- **Provided material**:
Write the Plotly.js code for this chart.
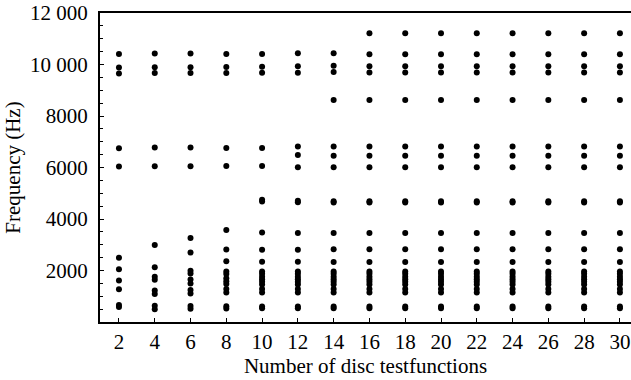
<!DOCTYPE html>
<html>
<head>
<meta charset="utf-8">
<script src="https://cdn.plot.ly/plotly-3.0.1.min.js"></script>
<style>html,body{margin:0;padding:0;background:#fff;}#chart{width:631px;height:380px;}</style>
</head>
<body>
<div id="chart"></div>
<script>
// Number of disc testfunctions (x categories)
const testfunctions = [2, 4, 6, 8, 10, 12, 14, 16, 18, 20, 22, 24, 26, 28, 30];

// Frequencies (Hz), one array per column
const freq2  = [583, 660, 1270, 1610, 2046, 2500, 6035, 6746, 9647, 9880, 10408];
const freq4  = [500, 630, 1090, 1220, 1640, 1760, 2130, 2990, 6047, 6773, 9670, 9891, 10423];
const freq6  = [510, 620, 1103, 1240, 1500, 1650, 1880, 1990, 2695, 3260, 6047, 6773, 9670, 9891, 10423];
const freq8  = [520, 610, 1150, 1280, 1480, 1580, 1700, 1860, 1960, 2360, 2820, 3570, 6058, 6759, 9670, 9903, 10408];
const freq10 = [530, 600, 1150, 1280, 1460, 1560, 1660, 1760, 1870, 1960, 2340, 2810, 3480, 4680, 4750, 6058, 6759, 9680, 9910, 10408];
const freq12 = [530, 600, 1150, 1280, 1460, 1560, 1660, 1760, 1870, 1960, 2340, 2810, 3456, 4650, 4710, 6008, 6486, 6811, 9683, 9930, 10435];
const freq14 = [530, 600, 1150, 1280, 1460, 1560, 1660, 1760, 1870, 1960, 2330, 2823, 3456, 4640, 4690, 6008, 6460, 6811, 8621, 9709, 9956, 10435];
const freq16 = [530, 600, 1150, 1280, 1460, 1560, 1660, 1760, 1870, 1960, 2330, 2823, 3456, 4640, 4690, 6008, 6460, 6811, 8621, 9690, 9930, 10400, 11212];
const freq18 = [530, 600, 1150, 1280, 1460, 1560, 1660, 1760, 1870, 1960, 2330, 2823, 3456, 4640, 4690, 6008, 6460, 6811, 8621, 9690, 9930, 10400, 11212];
const freq20 = [530, 600, 1150, 1280, 1460, 1560, 1660, 1760, 1870, 1960, 2330, 2823, 3456, 4640, 4690, 6008, 6460, 6811, 8621, 9690, 9930, 10400, 11212];
const freq22 = [530, 600, 1150, 1280, 1460, 1560, 1660, 1760, 1870, 1960, 2330, 2823, 3456, 4640, 4690, 6008, 6460, 6811, 8621, 9690, 9930, 10400, 11212];
const freq24 = [530, 600, 1150, 1280, 1460, 1560, 1660, 1760, 1870, 1960, 2330, 2823, 3456, 4640, 4690, 6008, 6460, 6811, 8621, 9690, 9930, 10400, 11212];
const freq26 = [530, 600, 1150, 1280, 1460, 1560, 1660, 1760, 1870, 1960, 2330, 2823, 3456, 4640, 4690, 6008, 6460, 6811, 8621, 9690, 9930, 10400, 11212];
const freq28 = [530, 600, 1150, 1280, 1460, 1560, 1660, 1760, 1870, 1960, 2330, 2823, 3456, 4640, 4690, 6008, 6460, 6811, 8621, 9690, 9930, 10400, 11212];
const freq30 = [530, 600, 1150, 1280, 1460, 1560, 1660, 1760, 1870, 1960, 2330, 2823, 3456, 4640, 4690, 6008, 6460, 6811, 8621, 9690, 9930, 10400, 11212];

const columns = [freq2, freq4, freq6, freq8, freq10, freq12, freq14, freq16, freq18, freq20, freq22, freq24, freq26, freq28, freq30];

const xs = [], ys = [];
columns.forEach((col, i) => {
  col.forEach(f => { xs.push(testfunctions[i]); ys.push(f); });
});

const font = {family: '"Liberation Serif", "DejaVu Serif", serif', size: 21, color: '#000'};

const data = [{
  type: 'scatter',
  mode: 'markers',
  x: xs,
  y: ys,
  marker: {color: '#000', size: 6, line: {width: 0}},
  hoverinfo: 'skip'
}];

const layout = {
  width: 631,
  height: 380,
  margin: {l: 100, r: 0, t: 13, b: 58, pad: 0},
  paper_bgcolor: '#fff',
  plot_bgcolor: '#fff',
  showlegend: false,
  font: font,
  separators: '. ',
  xaxis: {
    range: [0.94, 30.62],
    tickvals: testfunctions,
    ticks: 'inside',
    ticklen: 4,
    tickwidth: 1,
    tickcolor: '#000',
    showline: true,
    linecolor: '#000',
    linewidth: 2,
    mirror: true,
    showgrid: false,
    zeroline: false,
    tickfont: font,
    title: {text: 'Number of disc testfunctions', font: font, standoff: 5}
  },
  yaxis: {
    range: [0, 12000],
    tickvals: [2000, 4000, 6000, 8000, 10000, 12000],
    exponentformat: 'none',
    ticks: 'inside',
    ticklen: 4,
    tickwidth: 1,
    tickcolor: '#000',
    minor: {dtick: 500, tick0: 0, ticks: 'inside', ticklen: 3, tickcolor: '#000', showgrid: false},
    showline: true,
    linecolor: '#000',
    linewidth: 2,
    mirror: false,
    showgrid: false,
    zeroline: false,
    tickfont: font,
    ticklabelstandoff: 6,
    title: {text: 'Frequency (Hz)', font: font, standoff: 4}
  }
};

Plotly.newPlot('chart', data, layout, {staticPlot: true, displayModeBar: false});
</script>
</body>
</html>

- **Problem**:
In the data above, please extract the lines from the first one through the line with "26, 28, 30];", exactly, and keep pictures out.

- **Final result**:
Write the Plotly.js code for this chart.
<!DOCTYPE html>
<html>
<head>
<meta charset="utf-8">
<script src="https://cdn.plot.ly/plotly-3.0.1.min.js"></script>
<style>html,body{margin:0;padding:0;background:#fff;}#chart{width:631px;height:380px;}</style>
</head>
<body>
<div id="chart"></div>
<script>
// Number of disc testfunctions (x categories)
const testfunctions = [2, 4, 6, 8, 10, 12, 14, 16, 18, 20, 22, 24, 26, 28, 30];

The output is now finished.